Cada detalhe das diferenças tribais
e da evolução do homem é tão perfeito








ANTES DE ADÃO
(Before Adam)
Jack London
Tradução de Maria Inês Marieira
e Luís Fernando Brandão
Gênero: Ensaios
Coleção L&PM Pocket
L&PM Editores
152 Páginas
Porto Alegre – Rio Grande do Sul







            Jack London foi jornalista, correspondente de guerra, pescador e pesquisador de ouro no Alasca. Ah, e também um dos melhores e mais prolixos escritores de aventuras de todos os tempos; escreveu cinquenta livros em dezessete anos de carreira de sua curta vida (1876/1916).
            Antes de Adão, ensaio de 1906, produzido num dos períodos mais férteis da vida do escritor; em menos de quatro meses ele produziu além deste livro, mais doze contos. É muita coisa para um simples mortal.
            No volume de 152 páginas o(a) leitor(a) encontra as memórias de um homem do século vinte, porém reminiscências de sua vida ancestral.

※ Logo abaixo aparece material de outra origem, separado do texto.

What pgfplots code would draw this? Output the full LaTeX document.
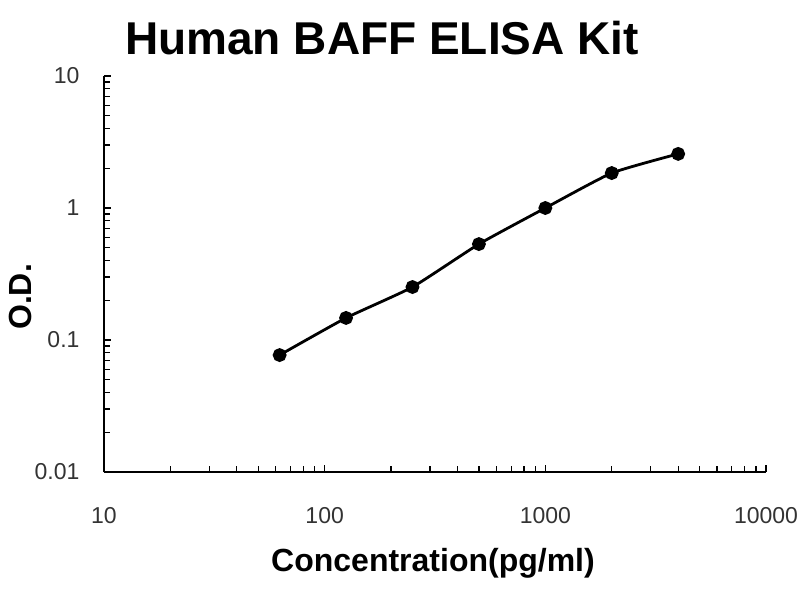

A Psicologia já desvendou alguns sonhos constantes dos homens, em que estariam presentes sensações vividas por nossos antepassados em períodos remotos, mas o personagem do livro não tem só sensações; em seus sonhos vê nitidamente toda sua vida na época pré-histórica.
            Ele se vê um quase-homem, por ele mesmo apelidado de Dentuço, que nasceu no meio do povo das árvores, que dormia em bifurcações de troncos, para não ser devorado durante a noite por tigres, leões e cães, que eram o único medo, e não as criaturas sobrenaturais que sempre imaginamos. Dentuço é expulso de casa por seu padrasto, e vai viver com o povo das cavernas, este um pouco mais evoluído que o das árvores, mas que teme o povo do fogo que é mais avançado que os outros, tendo já desenvolvido o senso comunitário e a organização de guerra. No povo das cavernas, Dentuço arruma um amigo, Orelha-de-Abano, e um grande inimigo, Olho Vermelho, considerado pela tribo como o atavismo, já que é mais peludo e mais arcado que o normal, parecendo muito com um primata, mas que também tem estranhas semelhanças com o homem; ao contrário de todas as outras espécies existentes na época, ele é o único que mata as suas fêmeas, e se torna respeitado, não por sua astúcia, mas pela violência que de tão infundada chega a ser humana.
            London mostra como as descobertas eram acidentais e como na maioria das vezes, não se sabia utilizá-las: Dentuço e Orelha-de-Abano descobrem a navegação casualmente, quando começam a boiar sobre algumas madeiras, sem desconfiar que a brincadeira poderia ser útil para o transporte e muito menos de que resultaria no escândalo da Sunamam.
            As descrições do período pré-histórico são tão belas quanto precisas. Cada detalhe das diferenças tribais e da evolução do homem é tão perfeito, que Antes de Adão foi adotado em cursos superiores de Antropologia nos Estados Unidos da América.
            Entretanto, o mais impressionante é que London conta como a desorganização e o atraso das tribos tinham como maior causa a falta de domínio da linguagem, então à base de uns poucos sons. Pensando bem, os milênios não corrigiram de todo este defeito do homem.